DSV, the Danish based forwarder, road carrier and contract logistics provider, described the demand environment in Europe as being characterised as “low growth and tough market conditions” in its Q3 results announcement. Revenue in its road freight business was higher due to acquisitions but underlying sales were down by 0.2% for the first nine months of the year, although year-on-year the quarter saw an underlying increase of 3%.
Despite lower rates, DSV is gaining market-share with lower costs increasing Earnings Before Interest and Tax by 9.3% year-on-year for Q3 and by 1.8% for the year-to-date.
DSV’s air and sea freight business also saw rates falling, with higher volumes but lower revenue. Gross margin fell only slightly but EBIT was depressed by the cost of acquisitions leading to an underlying fall of 5.5%. Actual volumes for sea freight measured in twenty foot equivalent units (TEU) were quite respectable at an increase of 8% for Q3 year-on-year but air freight fell by 1% whilst project cargoes have also suffered. The contract logistics business saw revenue and profits edge-up over the quarter.

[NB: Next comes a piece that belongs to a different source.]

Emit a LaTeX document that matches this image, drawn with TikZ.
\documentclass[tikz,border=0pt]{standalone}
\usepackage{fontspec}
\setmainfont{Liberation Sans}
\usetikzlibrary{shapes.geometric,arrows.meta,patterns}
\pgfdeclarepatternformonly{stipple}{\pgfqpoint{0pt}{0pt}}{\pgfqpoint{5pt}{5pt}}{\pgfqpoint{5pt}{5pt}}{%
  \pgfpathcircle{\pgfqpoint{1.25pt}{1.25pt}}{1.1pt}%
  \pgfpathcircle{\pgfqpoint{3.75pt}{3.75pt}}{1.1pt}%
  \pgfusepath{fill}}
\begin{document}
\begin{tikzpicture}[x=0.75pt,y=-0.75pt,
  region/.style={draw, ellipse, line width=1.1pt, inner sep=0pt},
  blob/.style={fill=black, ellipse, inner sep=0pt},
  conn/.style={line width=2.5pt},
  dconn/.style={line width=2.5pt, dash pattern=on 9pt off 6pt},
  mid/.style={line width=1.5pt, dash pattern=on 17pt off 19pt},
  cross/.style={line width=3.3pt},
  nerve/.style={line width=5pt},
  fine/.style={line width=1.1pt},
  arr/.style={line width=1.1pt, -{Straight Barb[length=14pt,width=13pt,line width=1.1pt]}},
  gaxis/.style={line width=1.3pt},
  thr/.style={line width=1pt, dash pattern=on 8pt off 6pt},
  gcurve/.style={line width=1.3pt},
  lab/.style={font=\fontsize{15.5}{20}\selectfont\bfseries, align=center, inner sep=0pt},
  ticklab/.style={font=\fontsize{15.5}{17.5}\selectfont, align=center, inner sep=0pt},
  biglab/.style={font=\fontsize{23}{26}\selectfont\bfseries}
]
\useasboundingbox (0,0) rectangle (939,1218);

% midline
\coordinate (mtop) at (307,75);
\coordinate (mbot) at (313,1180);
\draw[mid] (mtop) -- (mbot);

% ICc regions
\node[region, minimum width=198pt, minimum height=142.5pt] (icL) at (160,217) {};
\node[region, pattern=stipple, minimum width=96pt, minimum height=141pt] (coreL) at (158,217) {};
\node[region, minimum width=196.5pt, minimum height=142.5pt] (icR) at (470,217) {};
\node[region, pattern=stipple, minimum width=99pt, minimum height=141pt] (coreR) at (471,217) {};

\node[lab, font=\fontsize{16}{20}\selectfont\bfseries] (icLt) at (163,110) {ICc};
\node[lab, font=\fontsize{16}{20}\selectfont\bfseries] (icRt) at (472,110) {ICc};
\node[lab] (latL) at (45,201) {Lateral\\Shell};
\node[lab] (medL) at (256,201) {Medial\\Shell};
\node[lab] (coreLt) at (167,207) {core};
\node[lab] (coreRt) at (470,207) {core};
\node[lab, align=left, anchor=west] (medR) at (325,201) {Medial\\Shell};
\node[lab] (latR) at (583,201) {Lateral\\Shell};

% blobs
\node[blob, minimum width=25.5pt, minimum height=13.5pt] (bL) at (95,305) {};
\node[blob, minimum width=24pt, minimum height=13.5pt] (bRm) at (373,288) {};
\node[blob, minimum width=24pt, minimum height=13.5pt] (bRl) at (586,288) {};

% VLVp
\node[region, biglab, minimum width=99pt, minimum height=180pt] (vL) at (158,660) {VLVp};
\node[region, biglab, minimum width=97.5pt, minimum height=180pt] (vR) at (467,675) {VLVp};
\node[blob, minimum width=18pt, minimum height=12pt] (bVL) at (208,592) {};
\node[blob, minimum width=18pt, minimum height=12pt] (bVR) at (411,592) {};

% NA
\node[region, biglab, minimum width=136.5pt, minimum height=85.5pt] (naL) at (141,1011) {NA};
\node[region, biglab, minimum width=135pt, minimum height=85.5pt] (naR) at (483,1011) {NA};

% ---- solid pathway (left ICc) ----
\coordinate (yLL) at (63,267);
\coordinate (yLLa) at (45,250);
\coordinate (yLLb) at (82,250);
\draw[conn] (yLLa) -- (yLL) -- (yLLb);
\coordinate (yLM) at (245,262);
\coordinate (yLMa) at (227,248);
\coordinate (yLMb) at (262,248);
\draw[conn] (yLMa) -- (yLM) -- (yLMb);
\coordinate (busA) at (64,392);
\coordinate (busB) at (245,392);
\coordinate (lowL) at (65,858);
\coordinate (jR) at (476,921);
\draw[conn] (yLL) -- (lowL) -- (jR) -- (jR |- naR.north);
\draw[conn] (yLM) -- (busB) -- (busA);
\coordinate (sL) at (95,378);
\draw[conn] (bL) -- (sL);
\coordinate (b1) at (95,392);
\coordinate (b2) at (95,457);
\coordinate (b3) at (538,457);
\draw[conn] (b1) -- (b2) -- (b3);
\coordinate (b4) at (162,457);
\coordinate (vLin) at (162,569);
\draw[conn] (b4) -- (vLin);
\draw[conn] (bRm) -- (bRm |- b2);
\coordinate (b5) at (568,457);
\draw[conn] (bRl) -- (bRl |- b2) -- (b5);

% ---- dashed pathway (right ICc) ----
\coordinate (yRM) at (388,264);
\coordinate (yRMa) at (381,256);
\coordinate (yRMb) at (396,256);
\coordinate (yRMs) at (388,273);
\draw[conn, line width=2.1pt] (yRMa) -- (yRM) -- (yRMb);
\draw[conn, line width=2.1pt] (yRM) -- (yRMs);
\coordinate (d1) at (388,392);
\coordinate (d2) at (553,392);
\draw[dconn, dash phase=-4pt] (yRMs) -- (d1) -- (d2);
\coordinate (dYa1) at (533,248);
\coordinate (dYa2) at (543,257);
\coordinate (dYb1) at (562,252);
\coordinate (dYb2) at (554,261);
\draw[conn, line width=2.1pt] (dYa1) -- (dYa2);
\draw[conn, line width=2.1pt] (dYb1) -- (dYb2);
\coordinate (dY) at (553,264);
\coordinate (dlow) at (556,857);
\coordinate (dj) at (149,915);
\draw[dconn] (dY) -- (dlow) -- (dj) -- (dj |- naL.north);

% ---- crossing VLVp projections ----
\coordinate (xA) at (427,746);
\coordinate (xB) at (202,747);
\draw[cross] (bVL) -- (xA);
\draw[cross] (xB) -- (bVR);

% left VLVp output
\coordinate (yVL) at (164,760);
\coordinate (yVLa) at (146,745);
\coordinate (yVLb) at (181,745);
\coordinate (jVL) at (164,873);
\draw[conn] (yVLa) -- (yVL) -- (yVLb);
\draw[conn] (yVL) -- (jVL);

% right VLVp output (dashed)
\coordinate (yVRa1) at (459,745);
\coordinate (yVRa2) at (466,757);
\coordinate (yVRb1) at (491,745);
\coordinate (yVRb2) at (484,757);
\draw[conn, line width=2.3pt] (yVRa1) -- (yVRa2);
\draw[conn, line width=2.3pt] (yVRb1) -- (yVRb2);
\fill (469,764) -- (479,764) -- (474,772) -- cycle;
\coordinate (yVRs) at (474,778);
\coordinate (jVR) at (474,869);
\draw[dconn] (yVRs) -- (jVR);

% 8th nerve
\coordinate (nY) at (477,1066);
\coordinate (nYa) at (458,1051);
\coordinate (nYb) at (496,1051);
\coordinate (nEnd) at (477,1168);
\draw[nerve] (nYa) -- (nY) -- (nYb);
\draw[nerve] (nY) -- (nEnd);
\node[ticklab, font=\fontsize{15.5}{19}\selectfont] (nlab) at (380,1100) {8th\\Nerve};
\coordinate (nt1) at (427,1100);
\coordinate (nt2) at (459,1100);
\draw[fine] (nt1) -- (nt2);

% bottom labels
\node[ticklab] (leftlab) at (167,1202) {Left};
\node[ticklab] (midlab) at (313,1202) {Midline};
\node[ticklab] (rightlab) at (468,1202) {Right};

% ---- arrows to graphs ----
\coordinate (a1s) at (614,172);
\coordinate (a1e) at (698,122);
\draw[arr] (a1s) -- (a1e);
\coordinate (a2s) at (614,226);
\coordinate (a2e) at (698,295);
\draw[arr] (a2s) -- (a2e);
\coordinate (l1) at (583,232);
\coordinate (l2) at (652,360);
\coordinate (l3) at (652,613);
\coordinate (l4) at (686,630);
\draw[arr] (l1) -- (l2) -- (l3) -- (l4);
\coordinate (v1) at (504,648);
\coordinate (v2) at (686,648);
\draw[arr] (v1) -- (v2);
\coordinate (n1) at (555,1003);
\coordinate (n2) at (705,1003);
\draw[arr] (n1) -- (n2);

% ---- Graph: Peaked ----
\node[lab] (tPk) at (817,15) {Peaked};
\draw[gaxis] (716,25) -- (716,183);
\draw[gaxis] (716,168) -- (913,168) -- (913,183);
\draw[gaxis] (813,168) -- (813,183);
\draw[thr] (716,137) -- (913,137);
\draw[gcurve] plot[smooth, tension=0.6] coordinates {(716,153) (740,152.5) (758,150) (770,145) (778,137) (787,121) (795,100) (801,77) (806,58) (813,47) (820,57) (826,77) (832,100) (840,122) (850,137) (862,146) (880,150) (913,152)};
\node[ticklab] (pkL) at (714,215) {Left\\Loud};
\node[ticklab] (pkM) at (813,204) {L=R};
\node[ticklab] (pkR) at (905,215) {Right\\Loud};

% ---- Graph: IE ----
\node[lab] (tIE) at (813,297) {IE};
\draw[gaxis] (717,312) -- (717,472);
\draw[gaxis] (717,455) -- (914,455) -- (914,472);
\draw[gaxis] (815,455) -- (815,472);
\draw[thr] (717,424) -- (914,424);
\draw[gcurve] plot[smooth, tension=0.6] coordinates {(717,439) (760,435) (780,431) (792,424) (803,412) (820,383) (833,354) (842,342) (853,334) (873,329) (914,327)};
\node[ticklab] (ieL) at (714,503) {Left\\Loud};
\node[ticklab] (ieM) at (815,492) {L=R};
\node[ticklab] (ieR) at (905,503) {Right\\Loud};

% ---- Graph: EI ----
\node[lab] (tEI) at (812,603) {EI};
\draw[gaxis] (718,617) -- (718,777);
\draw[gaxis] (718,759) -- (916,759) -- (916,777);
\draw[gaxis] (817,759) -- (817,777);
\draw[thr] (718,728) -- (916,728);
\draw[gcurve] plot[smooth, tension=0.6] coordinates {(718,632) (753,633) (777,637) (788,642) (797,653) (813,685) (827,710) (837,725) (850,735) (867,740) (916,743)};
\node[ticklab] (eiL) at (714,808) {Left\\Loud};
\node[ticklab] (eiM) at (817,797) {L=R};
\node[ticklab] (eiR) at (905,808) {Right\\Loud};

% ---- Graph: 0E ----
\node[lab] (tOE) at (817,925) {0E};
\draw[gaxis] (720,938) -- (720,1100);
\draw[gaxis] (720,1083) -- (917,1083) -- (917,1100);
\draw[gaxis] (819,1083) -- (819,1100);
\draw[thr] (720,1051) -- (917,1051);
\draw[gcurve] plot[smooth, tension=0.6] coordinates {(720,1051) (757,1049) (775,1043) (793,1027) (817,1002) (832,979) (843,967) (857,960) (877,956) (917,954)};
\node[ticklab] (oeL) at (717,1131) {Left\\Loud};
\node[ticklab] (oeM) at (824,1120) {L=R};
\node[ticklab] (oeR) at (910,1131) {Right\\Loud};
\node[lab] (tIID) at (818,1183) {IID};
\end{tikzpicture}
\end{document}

Overall top line revenue for DSV as a whole was up a couple of per cent whilst EBIT was flat, however the underlying position deteriorated with profit margins down by a fraction of a percent.
It is interesting to compare DSV’s performance with that of TNT Express. Whilst there are significant differences, the road freight exposure of the two businesses is not so very different with both experiencing some moderate volume increases in certain markets yet also falling margins due to fierce competition. For the past quarter TNT Express’ main European Express business saw revenues down slightly but underlying operating profits falling by 25%.The big difference in TNT’s profitability appears that it is still struggling to adapt to changing market conditions with remaining problems with unprofitable customers and the loss of a contract with a fashion retailer in Britain. The concern, however, is that as TNT divests itself of its businesses in South America and China it will have to rely even more on the tough market of Europe for growth. With its deeper portfolio of businesses and wider geographical exposure, DSV may find this a less demanding prospect.